— Start DATA SECTION —

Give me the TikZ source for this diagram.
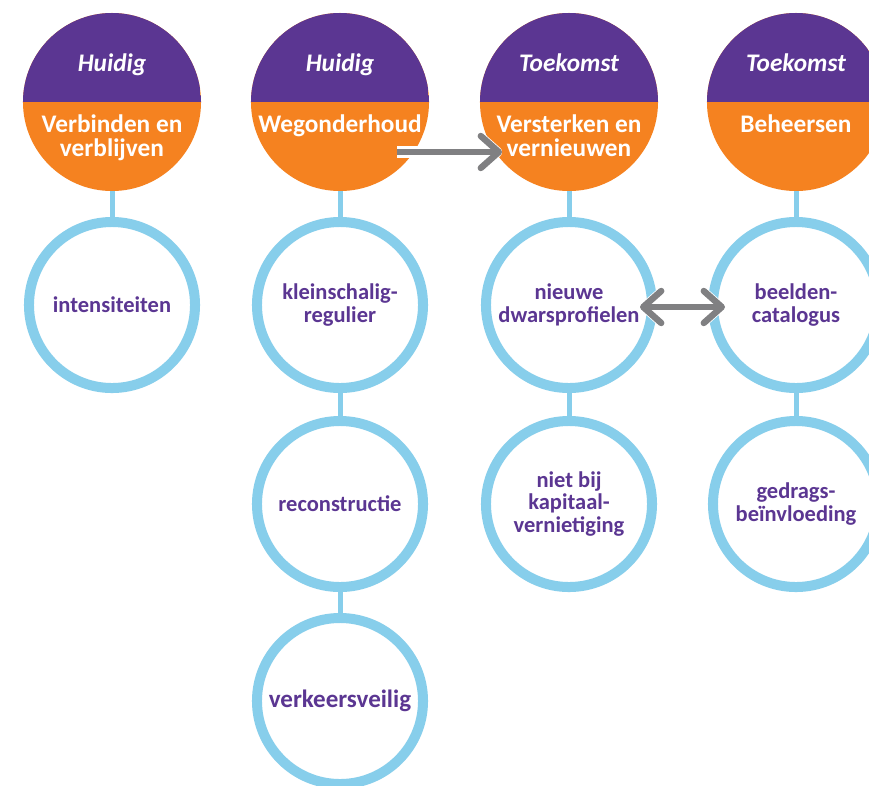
\documentclass[tikz,border=0pt]{standalone}
\usepackage{fontspec}
\setmainfont{Carlito}
\usetikzlibrary{arrows.meta,calc,positioning}
\definecolor{phasepurple}{RGB}{91,54,146}
\definecolor{phaseorange}{RGB}{245,130,32}
\definecolor{ringblue}{RGB}{135,206,235}
\definecolor{arrowgray}{RGB}{128,128,130}
\tikzset{
    phase/.style={
        circle,
        minimum size=4.45cm,
        inner sep=0pt,
        fill=phaseorange,
        path picture={
            \fill[phasepurple] (path picture bounding box.north west)
                rectangle (path picture bounding box.east);
        }
    },
    ring/.style={
        circle,
        draw=ringblue,
        line width=0.25cm,
        fill=white,
        minimum size=4.15cm,
        inner sep=0pt,
        align=center,
        text=phasepurple,
        font=\fontsize{16}{16}\selectfont\bfseries
    },
    bigring/.style={
        ring,
        font=\fontsize{17.8}{17.8}\selectfont\bfseries
    },
    when/.style={
        anchor=base,
        text=white,
        font=\fontsize{18}{18}\selectfont\bfseries\itshape
    },
    theme/.style={
        anchor=north,
        inner sep=0pt,
        align=center,
        text=white,
        font=\fontsize{18}{17.2}\selectfont\bfseries
    },
    link/.style={
        draw=ringblue,
        line width=0.125cm
    },
    barb/.tip={Straight Barb[length=0.45cm, width=0.8cm, round]},
    halo/.style={
        draw=white,
        line width=0.28cm
    },
    move/.style={
        draw=arrowgray,
        line width=0.16cm
    }
}

\begin{document}
\begin{tikzpicture}[x=0.025cm, y=0.025cm]
\fill[white] (0, 0) rectangle (869, -785);
\useasboundingbox (0, 0) rectangle (869, -785);

% Phase circles (top row)
\node[phase] (vv) at (112, -102) {};
\node[phase] (wo) at (340, -102) {};
\node[phase] (vn) at (569, -102) {};
\node[phase] (bh) at (796, -102) {};

\foreach \c/\w in {vv/Huidig, wo/Huidig, vn/Toekomst, bh/Toekomst} {
    \node[when] at ($(\c.center)+(0, 31)$) {\w};
}

\node[theme] at ($(vv.center)+(0, -12)$) {Verbinden en\\verblijven};
\node[theme] at ($(wo.center)+(0, -12)$) {Wegonderhoud};
\node[theme] at ($(vn.center)+(0, -12)$) {Versterken en\\vernieuwen};
\node[theme] at ($(bh.center)+(0, -12)$) {Beheersen};

% Rings under each phase
\node[ring] (intens) at (112, -305) {intensiteiten};
\node[ring] (klein) at (340, -305) {kleinschalig-\\regulier};
\node[ring] (recon) at (340, -504) {reconstructie};
\node[bigring] (veilig) at (340, -701) {verkeersveilig};
\node[ring] (dwars) at (569, -305) {nieuwe\\dwarsprofielen};
\node[ring] (kapitaal) at (569, -504) {niet bij\\kapitaal-\\vernietiging};
\node[ring] (beeld) at (796, -305) {beelden-\\catalogus};
\node[ring] (gedrag) at (796, -504) {gedrags-\\beïnvloeding};

% Vertical links
\draw[link] (vv) -- (intens);
\draw[link] (wo) -- (klein);
\draw[link] (klein) -- (recon);
\draw[link] (recon) -- (veilig);
\draw[link] (vn) -- (dwars);
\draw[link] (dwars) -- (kapitaal);
\draw[link] (bh) -- (beeld);
\draw[link] (beeld) -- (gedrag);

% Gray arrows with a white rim
\coordinate (wo-out) at ($(wo.center)+(57, -50)$);
\coordinate (vn-in) at ($(vn.center)+(-67, -50)$);
\coordinate (dwars-end) at ($(dwars.center)+(71, -2)$);
\coordinate (beeld-end) at ($(beeld.center)+(-71, -2)$);

\draw[halo, -barb] (wo-out) -- (vn-in);
\draw[move, -barb] (wo-out) -- (vn-in);
\draw[halo, barb-barb] (dwars-end) -- (beeld-end);
\draw[move, barb-barb] (dwars-end) -- (beeld-end);
\end{tikzpicture}
\end{document}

— End DATA SECTION —

**INSTRUCTION**: Omit pictures; set down the rest of the material word for word.

**RESULT OF THE EXERCISE**:
Give me the TikZ source for this diagram.
\documentclass[tikz,border=0pt]{standalone}
\usepackage{fontspec}
\setmainfont{Carlito}
\usetikzlibrary{arrows.meta,calc,positioning}
\definecolor{phasepurple}{RGB}{91,54,146}
\definecolor{phaseorange}{RGB}{245,130,32}
\definecolor{ringblue}{RGB}{135,206,235}
\definecolor{arrowgray}{RGB}{128,128,130}
\tikzset{
    phase/.style={
        circle,
        minimum size=4.45cm,
        inner sep=0pt,
        fill=phaseorange,
        path picture={
            \fill[phasepurple] (path picture bounding box.north west)
                rectangle (path picture bounding box.east);
        }
    },
    ring/.style={
        circle,
        draw=ringblue,
        line width=0.25cm,
        fill=white,
        minimum size=4.15cm,
        inner sep=0pt,
        align=center,
        text=phasepurple,
        font=\fontsize{16}{16}\selectfont\bfseries
    },
    bigring/.style={
        ring,
        font=\fontsize{17.8}{17.8}\selectfont\bfseries
    },
    when/.style={
        anchor=base,
        text=white,
        font=\fontsize{18}{18}\selectfont\bfseries\itshape
    },
    theme/.style={
        anchor=north,
        inner sep=0pt,
        align=center,
        text=white,
        font=\fontsize{18}{17.2}\selectfont\bfseries
    },
    link/.style={
        draw=ringblue,
        line width=0.125cm
    },
    barb/.tip={Straight Barb[length=0.45cm, width=0.8cm, round]},
    halo/.style={
        draw=white,
        line width=0.28cm
    },
    move/.style={
        draw=arrowgray,
        line width=0.16cm
    }
}

\begin{document}
\begin{tikzpicture}[x=0.025cm, y=0.025cm]
\fill[white] (0, 0) rectangle (869, -785);
\useasboundingbox (0, 0) rectangle (869, -785);

% Phase circles (top row)
\node[phase] (vv) at (112, -102) {};
\node[phase] (wo) at (340, -102) {};
\node[phase] (vn) at (569, -102) {};
\node[phase] (bh) at (796, -102) {};

\foreach \c/\w in {vv/Huidig, wo/Huidig, vn/Toekomst, bh/Toekomst} {
    \node[when] at ($(\c.center)+(0, 31)$) {\w};
}

\node[theme] at ($(vv.center)+(0, -12)$) {Verbinden en\\verblijven};
\node[theme] at ($(wo.center)+(0, -12)$) {Wegonderhoud};
\node[theme] at ($(vn.center)+(0, -12)$) {Versterken en\\vernieuwen};
\node[theme] at ($(bh.center)+(0, -12)$) {Beheersen};

% Rings under each phase
\node[ring] (intens) at (112, -305) {intensiteiten};
\node[ring] (klein) at (340, -305) {kleinschalig-\\regulier};
\node[ring] (recon) at (340, -504) {reconstructie};
\node[bigring] (veilig) at (340, -701) {verkeersveilig};
\node[ring] (dwars) at (569, -305) {nieuwe\\dwarsprofielen};
\node[ring] (kapitaal) at (569, -504) {niet bij\\kapitaal-\\vernietiging};
\node[ring] (beeld) at (796, -305) {beelden-\\catalogus};
\node[ring] (gedrag) at (796, -504) {gedrags-\\beïnvloeding};

% Vertical links
\draw[link] (vv) -- (intens);
\draw[link] (wo) -- (klein);
\draw[link] (klein) -- (recon);
\draw[link] (recon) -- (veilig);
\draw[link] (vn) -- (dwars);
\draw[link] (dwars) -- (kapitaal);
\draw[link] (bh) -- (beeld);
\draw[link] (beeld) -- (gedrag);

% Gray arrows with a white rim
\coordinate (wo-out) at ($(wo.center)+(57, -50)$);
\coordinate (vn-in) at ($(vn.center)+(-67, -50)$);
\coordinate (dwars-end) at ($(dwars.center)+(71, -2)$);
\coordinate (beeld-end) at ($(beeld.center)+(-71, -2)$);

\draw[halo, -barb] (wo-out) -- (vn-in);
\draw[move, -barb] (wo-out) -- (vn-in);
\draw[halo, barb-barb] (dwars-end) -- (beeld-end);
\draw[move, barb-barb] (dwars-end) -- (beeld-end);
\end{tikzpicture}
\end{document}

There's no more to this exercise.